Elina Charatsidou MSc
From Greece, born in Ukraine, Elina Charatsidou studied Physics (BSc) at Aristotle University of Thessaloniki, Greece, specializing in Nuclear Physics. She acquired her master's degree in Nuclear Energy Engineering (MSc) in June 2020 from KTH Royal Institute of Technology in Stockholm, Sweden.
Having recently completed her studies at KTH, she aspired to pursue an academic career (PhD) following research studies in Nuclear Physics and Engineering, mainly regarding nuclear fuel development. The reason for that is she believes that there is substantial research still to be conducted on new types of reactors, especially Generation IV reactor types before they are ready to be constructed, commissioned, and rendered commercially available.
Therefore she has been working as a PhD researcher at KTH and as a part of the SUNRISE project since January 2021.

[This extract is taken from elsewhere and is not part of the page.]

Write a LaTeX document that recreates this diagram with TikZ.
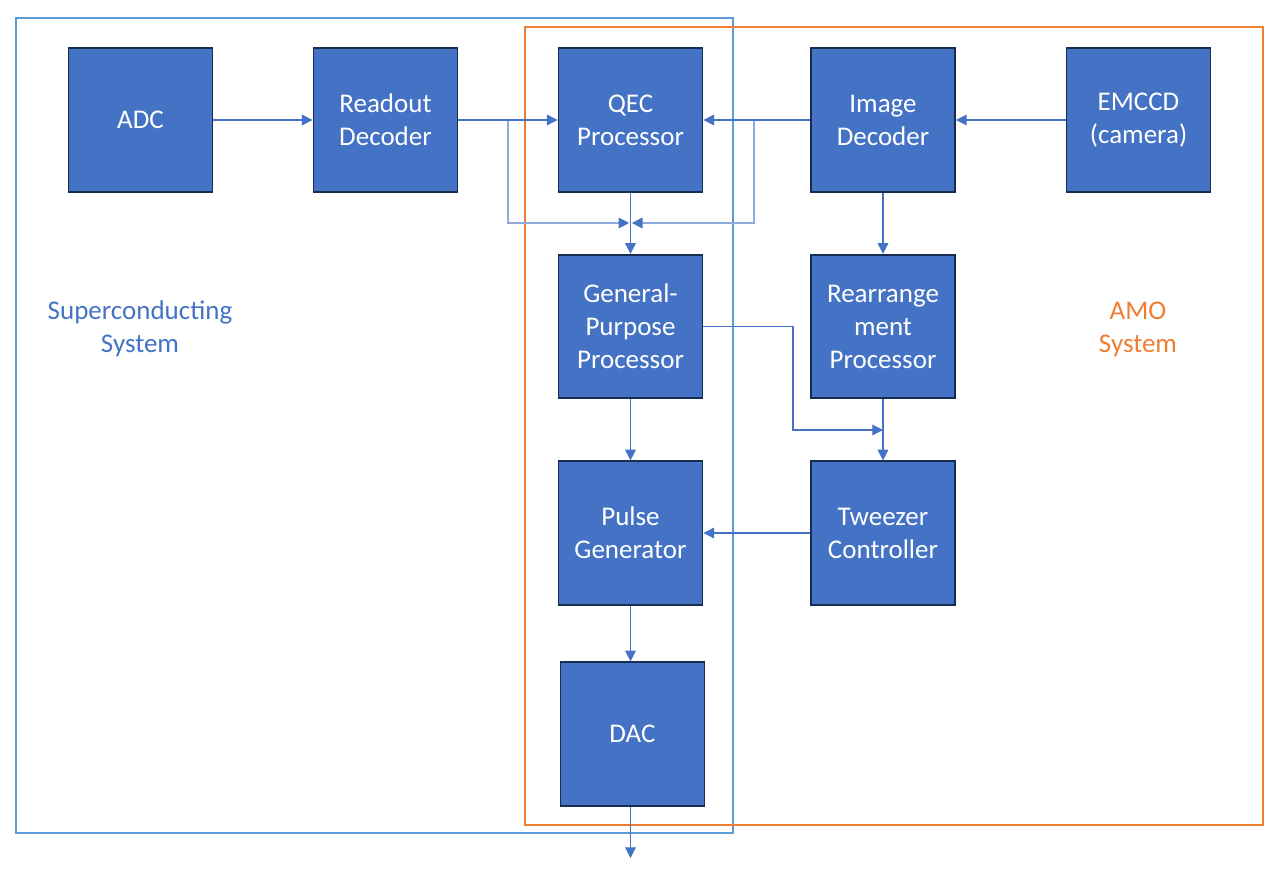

Her academic interests cover a wide range of subjects, mainly researching and developing new nuclear fuels and enhancing the properties and potentials of existing nuclear fuels and fuel fabrication processes for better fuel utilization and a more efficient fuel manufacturing process. Another academic interest of hers is data analysis and machine learning, and incorporating these two into the nuclear field to promote efficiency, automation, and minimization of the human error factor. She believes that the nuclear industry's future lies on Generation IV technologies.
During the first half of 2020, she conducted her master thesis at Westinghouse Electric Company in Västerås, Sweden, in the fuel fabrication factory, under an innovative and promising project, introducing deep machine learning (neural networks) applications to render the fabrication process more efficient and less time-consuming (thesis). The data analysis and machine learning were performed using Python and TensorFlow. The work can be extended for any reactor type or fuel material and under any conditions; therefore, its versatility makes it attractive for research and industrial applications. Being the first to create and apply such algorithms in Westinghouse Electric Company AB in Sweden motivated me to keep working on data analysis for nuclear fuel-related research.